TARBORO, N.C. (AP) — As flooding has begun to ease on North Carolina’s rivers, allowing some people to return to their homes, the governor is pledging help rebuild and protect one of the country’s oldest towns chartered by African-Americans.
Gov. Pat McCrory on Thursday made an aerial tour of Princeville, after it was inundated by floodwaters for the second time in less than 20 years. This week’s flooding was spawned by Hurricane Matthew. Princeville was also inundated in 1999 during Hurricane Floyd.
The governor said National Guard troops have been sent to Princeville with high-water vehicles to ensure no one loots stores or steals from vacant homes.
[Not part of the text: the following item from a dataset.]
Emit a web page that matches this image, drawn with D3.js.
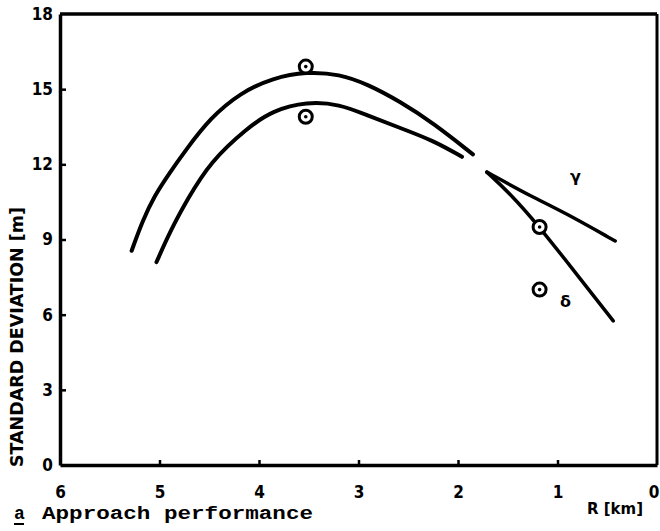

“I want to let them know we will be with you, and we’ll do everything we can to help you rebuild this city,” McCrory said. “And also, steps need to be taken where this won’t happen again in the future.”
McCrory said the flooding may be worse than Lumberton is experiencing further south.
The flooding triggered by heavy rain from Matthew — which killed more than 500 people in Haiti — has left at least 38 dead in the U.S.
McCrory said the number of statewide power outages continues to drop, down to about 44,000 from a peak of more than 800,000 Sunday. He reported the state’s death toll climbed to 22.
But McCrory said flooding is still a major problem in poor areas in the eastern part of the state.
“It’s a surreal experience to see this on a sunshiny day,” McCrory said.
Floyd roared ashore on Sept. 15, 1999, not long after another hurricane saturated the state. Two days later, the rising Tar River engulfed Princeville in water 20 feet deep near the town hall.
Princeville’s history as one of the country’s first towns created by freed slaves in 1865 helped boost a rebuilding effort. The Federal Emergency Management Agency gave $26 million to Princeville’s residents and another $1.5 million to the town.